_Given instruction:_ Pictures must not be retyped. Return exactly the lines from the one with "Emit a Python" through the one with "import pandas as pd", both included, and no others.

_Charts and diagrams as code:_
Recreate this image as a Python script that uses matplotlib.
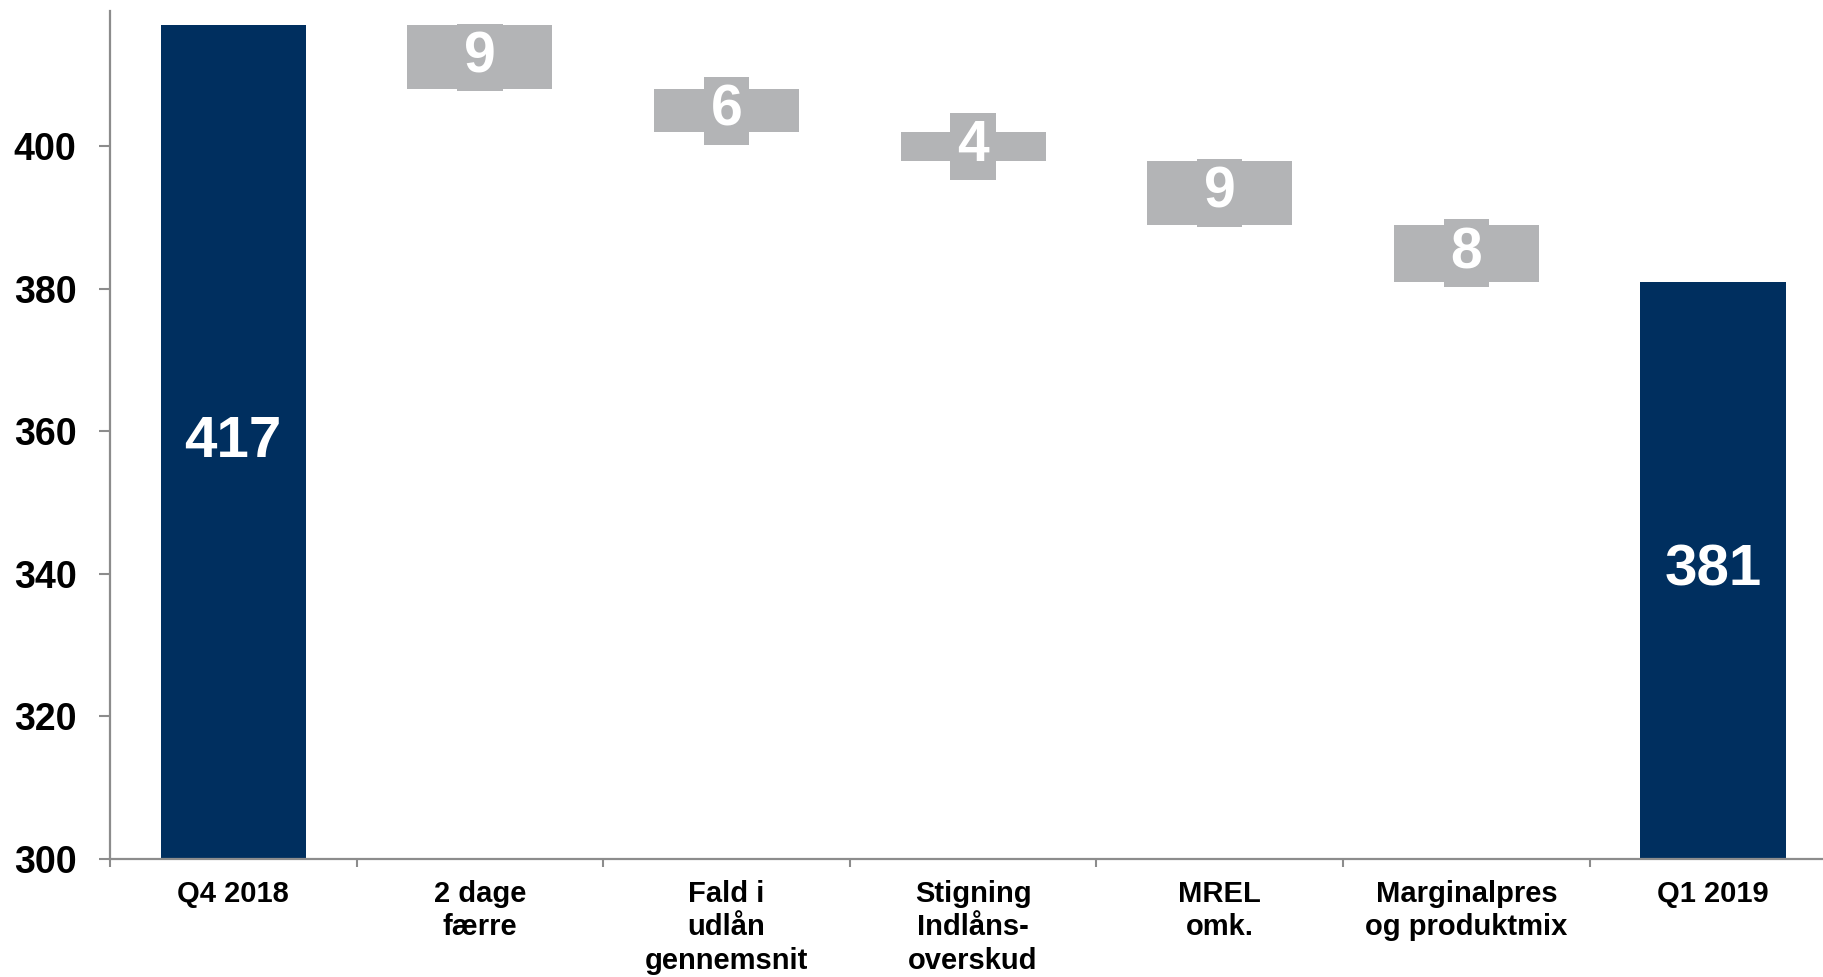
import matplotlib
matplotlib.use("Agg")
import matplotlib.pyplot as plt
from matplotlib.ticker import FixedLocator, NullFormatter

plt.rcParams['font.family'] = ['Liberation Sans', 'DejaVu Sans']
plt.rcParams['font.weight'] = 'bold'

categories = ["Q4 2018", "2 dage\nfærre", "Fald i\nudlån\ngennemsnit",
              "Stigning\nIndlåns-\noverskud", "MREL\nomk.",
              "Marginalpres\nog produktmix", "Q1 2019"]
start_value = 417
changes = [-9, -6, -4, -9, -8]
end_value = 381
y_ticks = [300, 320, 340, 360, 380, 400]

navy = "#002F5F"
gray = "#B3B4B6"
axis_gray = "#8C8C8C"

fig = plt.figure(figsize=(18.23, 9.77), dpi=100)
ax = fig.add_axes([0.0603, 0.1208, 0.947, 0.8679])

base = 300
bar_w = 0.588

# totals
ax.bar(0, start_value - base, bottom=base, width=bar_w, color=navy, zorder=1)
ax.bar(len(categories) - 1, end_value - base, bottom=base, width=bar_w, color=navy, zorder=1)
ax.text(0, (start_value + base) / 2, f"{start_value}", ha="center", va="center",
        color="white", fontsize=42, fontweight="bold", zorder=3)
ax.text(len(categories) - 1, (end_value + base) / 2, f"{end_value}", ha="center", va="center",
        color="white", fontsize=42, fontweight="bold", zorder=3)

# floating deltas
level = start_value
for i, d in enumerate(changes, start=1):
    top = level
    bottom = level + d
    ax.bar(i, top - bottom, bottom=bottom, width=bar_w, color=gray, zorder=1)
    ax.text(i, (top + bottom) / 2, f"{abs(d)}", ha="center", va="center",
            color="white", fontsize=41, fontweight="bold", zorder=3,
            bbox=dict(boxstyle="square,pad=0.12", fc=gray, ec="none"))
    level = bottom

ax.set_xlim(-0.5, len(categories) - 0.5)
ax.set_ylim(300, 419)

for s in ["top", "right"]:
    ax.spines[s].set_visible(False)
for s in ["left", "bottom"]:
    ax.spines[s].set_color(axis_gray)
    ax.spines[s].set_linewidth(1.6)
    ax.spines[s].set_zorder(2.5)

ax.set_yticks(y_ticks)
ax.set_yticklabels([str(v) for v in y_ticks], fontsize=27, fontweight="bold")
ax.tick_params(axis="y", length=8, width=1.5, color=axis_gray, pad=16)

ax.set_xticks(range(len(categories)))
ax.set_xticklabels(categories, fontsize=21, fontweight="bold", linespacing=1.25)
ax.tick_params(axis="x", which="major", length=0, pad=15)
ax.xaxis.set_minor_locator(FixedLocator([i - 0.5 for i in range(len(categories) + 1)]))
ax.xaxis.set_minor_formatter(NullFormatter())
ax.tick_params(axis="x", which="minor", length=6, width=1.5, color=axis_gray)

fig.savefig("out.png", dpi=100, facecolor="white")
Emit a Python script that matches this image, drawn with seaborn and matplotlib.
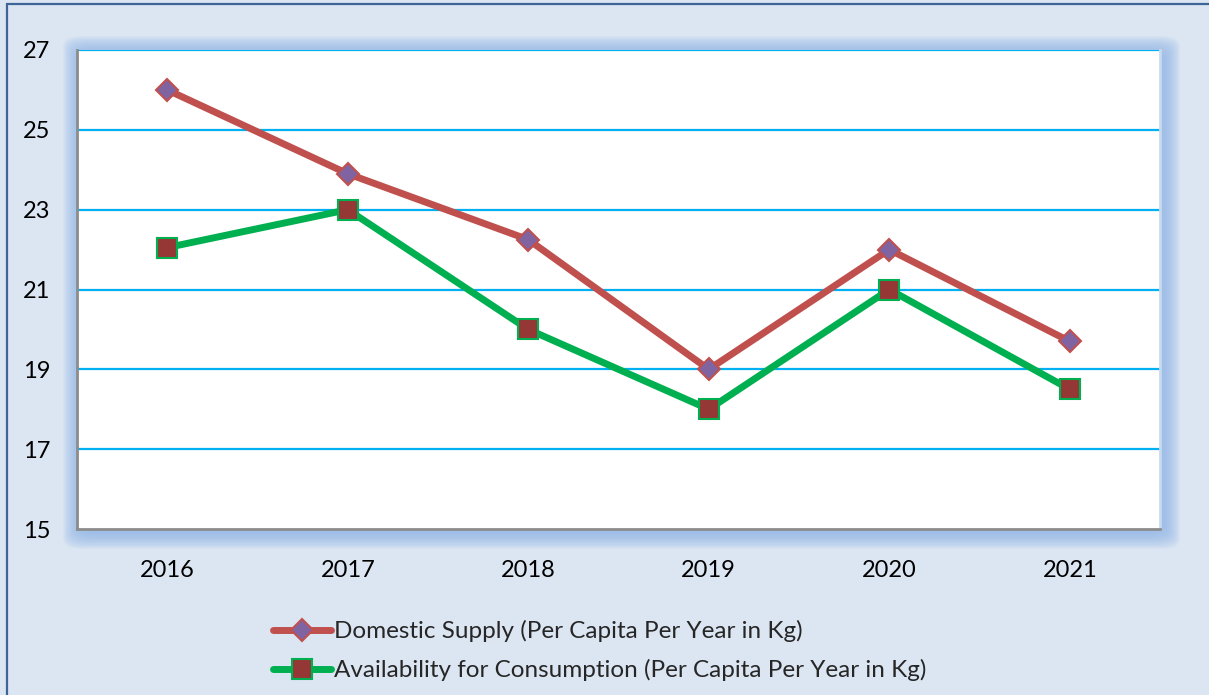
import matplotlib
matplotlib.use("Agg")
import matplotlib.pyplot as plt
from matplotlib.patches import Rectangle, FancyBboxPatch
import seaborn as sns
import pandas as pd

years = ["2016", "2017", "2018", "2019", "2020", "2021"]
domestic_supply = [26.0, 23.9, 22.25, 19.0, 22.0, 19.7]
availability = [22.05, 23.0, 20.0, 18.0, 21.0, 18.5]
y_ticks = [15, 17, 19, 21, 23, 25, 27]
label_supply = "Domestic Supply (Per Capita Per Year in Kg)"
label_avail = "Availability for Consumption (Per Capita Per Year in Kg)"

sns.set_theme(style="white")
plt.rcParams["font.family"] = ["Lato", "DejaVu Sans"]

W, H = 1209, 695
fig = plt.figure(figsize=(W / 100, H / 100), dpi=100)
fig.patch.set_facecolor("#dce6f2")

# outer frame of the chart area
fig.patches.append(Rectangle((7 / W, -0.1), 1.2, (H - 4) / H + 0.1,
                             transform=fig.transFigure, facecolor="none",
                             edgecolor="#3f6497", linewidth=1.6, zorder=0))

x0, x1, y0, y1 = 77, 1160, 50, 529
ax = fig.add_axes([x0 / W, (H - y1) / H, (x1 - x0) / W, (y1 - y0) / H])

# soft blue glow around the plot area
for i in range(12, 0, -1):
    pad = i * 1.4
    fig.patches.append(FancyBboxPatch(
        ((x0 - pad + 3) / W, (H - y1 - pad - 3) / H),
        (x1 - x0 + 2 * pad) / W, (y1 - y0 + 2 * pad) / H,
        boxstyle="round,pad=0,rounding_size=0.015",
        transform=fig.transFigure, facecolor="#8db4e8",
        edgecolor="none", alpha=0.10, zorder=0.5))

ax.set_facecolor("white")
ax.set_zorder(2)

df = pd.DataFrame({"year": years, "supply": domestic_supply, "avail": availability})
df["pos"] = range(len(years))

sns.lineplot(data=df, x="pos", y="supply", ax=ax, color="#c0504d", linewidth=5,
             marker="D", markersize=12, markerfacecolor="#8064a2",
             markeredgecolor="#c0504d", markeredgewidth=1.5, label=label_supply,
             zorder=4)
sns.lineplot(data=df, x="pos", y="avail", ax=ax, color="#00b050", linewidth=5,
             marker="s", markersize=16, markerfacecolor="#953735",
             markeredgecolor="#00b050", markeredgewidth=1.5, label=label_avail,
             zorder=5)

ax.set_xlim(-0.5, len(years) - 0.5)
ax.set_ylim(15, 27)
ax.set_yticks(y_ticks)
ax.set_xticks(df["pos"])
ax.set_xticklabels(years)
ax.set_xlabel("")
ax.set_ylabel("")
ax.grid(False)
for t in y_ticks[1:]:
    ax.axhline(t, color="#00b0f0", linewidth=1.6, zorder=1)

ax.tick_params(axis="y", labelsize=17, length=0, pad=19, colors="black")
ax.tick_params(axis="x", labelsize=17, length=0, pad=22, colors="black")

for s in ["left", "bottom"]:
    ax.spines[s].set_color("#8c8c8c")
    ax.spines[s].set_linewidth(2)
ax.spines["top"].set_visible(False)
ax.spines["right"].set_color("#c9d9ee")
ax.spines["right"].set_linewidth(2)

handles, labels = ax.get_legend_handles_labels()
for h in handles:
    h.set_markersize(h.get_markersize() * 0.9)
leg = ax.legend(handles, labels, loc="upper left",
                bbox_to_anchor=(273 / W, 1 - 620 / H),
                bbox_transform=fig.transFigure, frameon=False, fontsize=17.5,
                borderpad=0, borderaxespad=0,
                handlelength=2.4, handletextpad=0.1, labelspacing=0.7)

fig.savefig("out.png", dpi=100, facecolor=fig.get_facecolor())
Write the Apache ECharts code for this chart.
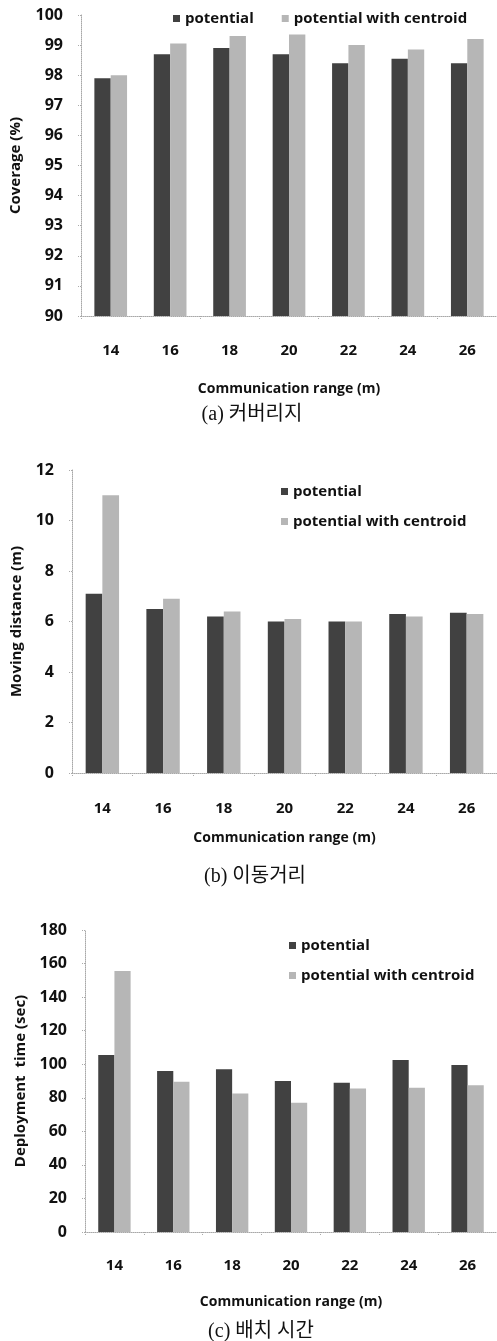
<!DOCTYPE html>
<html><head><meta charset="utf-8">
<script src="https://cdn.jsdelivr.net/npm/echarts@6/dist/echarts.min.js"></script>
<style>html,body{margin:0;padding:0;background:#fff}#c{width:497px;height:1341px}</style>
</head><body><div id="c"></div>
<script>
const categories = ['14','16','18','20','22','24','26'];
const seriesNames = ['potential','potential with centroid'];
const coveragePotential = [97.9, 98.7, 98.9, 98.7, 98.4, 98.55, 98.4];
const coverageCentroid  = [98.0, 99.05, 99.3, 99.35, 99.0, 98.85, 99.2];
const distancePotential = [7.1, 6.5, 6.2, 6.0, 6.0, 6.3, 6.35];
const distanceCentroid  = [11.0, 6.9, 6.4, 6.1, 6.0, 6.2, 6.3];
const timePotential = [105.5, 96, 97, 90, 89, 102.5, 99.5];
const timeCentroid  = [155.5, 89.5, 82.5, 77, 85.5, 86, 87.5];
const yTitles = ['Coverage (%)','Moving distance (m)','Deployment  time (sec)'];
const xTitle = 'Communication range (m)';
const captions = ['(a) 커버리지','(b) 이동거리','(c) 배치 시간'];

const DARK = '#414141', LIGHT = '#b6b6b6';
const SANS = '"Open Sans","Noto Sans CJK KR",sans-serif';
const SERIF = '"Liberation Serif","Noto Sans CJK KR",serif';

const grids = [
  {left: 80, top: 15, width: 419, height: 301},
  {left: 72, top: 470, width: 428, height: 303},
  {left: 85, top: 930, width: 420, height: 302}
];
const yCfg = [
  {min: 90, max: 100, interval: 1, nameGap: 58},
  {min: 0, max: 12, interval: 2, nameGap: 48},
  {min: 0, max: 180, interval: 20, nameGap: 57}
];
const xMargins = [27, 28, 26];
const dataSets = [
  [coveragePotential, coverageCentroid],
  [distancePotential, distanceCentroid],
  [timePotential, timeCentroid]
];

const axisLine = {show: true, lineStyle: {color: '#a8a8a8', type: 'dotted', width: 1}};
const xAxis = grids.map((g, i) => ({
  type: 'category', gridIndex: i, data: categories,
  axisLine: axisLine,
  axisTick: {show: true, length: 3, lineStyle: {color: '#aaa', type: 'dotted'}},
  axisLabel: {margin: xMargins[i], color: '#111', fontFamily: SANS, fontWeight: 'bold', fontSize: 15},
  name: xTitle, nameLocation: 'middle', nameGap: [66, 58, 63][i],
  nameTextStyle: {color: '#111', fontFamily: SANS, fontWeight: 'bold', fontSize: 14}
}));
const yAxis = grids.map((g, i) => ({
  type: 'value', gridIndex: i, min: yCfg[i].min, max: yCfg[i].max, interval: yCfg[i].interval,
  axisLine: axisLine,
  axisTick: {show: true, length: 3, lineStyle: {color: '#aaa', type: 'dotted'}},
  splitLine: {show: false},
  axisLabel: {margin: 18, color: '#111', fontFamily: SANS, fontWeight: 'bold', fontSize: 16},
  name: yTitles[i], nameLocation: 'middle', nameGap: yCfg[i].nameGap,
  nameTextStyle: {color: '#111', fontFamily: SANS, fontWeight: 'bold', fontSize: 15}
}));
const series = [];
dataSets.forEach((pair, i) => {
  pair.forEach((d, k) => {
    series.push({
      type: 'bar', name: seriesNames[k], xAxisIndex: i, yAxisIndex: i, data: d,
      barGap: '0%', barCategoryGap: '45%',
      itemStyle: {color: k === 0 ? DARK : LIGHT}
    });
  });
});
const legText = {color: '#111', fontFamily: SANS, fontWeight: 'bold', fontSize: 15};
const legend = [
  {data: seriesNames, left: 168, top: 6, itemWidth: 7, itemHeight: 7, itemGap: 28, textStyle: legText, icon: 'rect'},
  {data: seriesNames, orient: 'vertical', left: 276, top: 479, itemWidth: 7, itemHeight: 7, itemGap: 15, textStyle: legText, icon: 'rect'},
  {data: seriesNames, orient: 'vertical', left: 284, top: 933, itemWidth: 7, itemHeight: 7, itemGap: 15, textStyle: legText, icon: 'rect'}
];
const capPos = [[252, 415], [255, 877], [261, 1332]];
const graphic = captions.map((t, i) => ({
  type: 'text', x: capPos[i][0], y: capPos[i][1],
  style: {text: t, fill: '#111', font: '20px ' + SERIF, textAlign: 'center', textVerticalAlign: 'middle'}
}));

const chart = echarts.init(document.getElementById('c'), null, {renderer: 'canvas'});
chart.setOption({
  animation: false, backgroundColor: '#fff',
  grid: grids, xAxis, yAxis, series, legend, graphic
});
</script></body></html>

_Result below:_
Emit a Python script that matches this image, drawn with seaborn and matplotlib.
import matplotlib
matplotlib.use("Agg")
import matplotlib.pyplot as plt
from matplotlib.patches import Rectangle, FancyBboxPatch
import seaborn as sns
import pandas as pd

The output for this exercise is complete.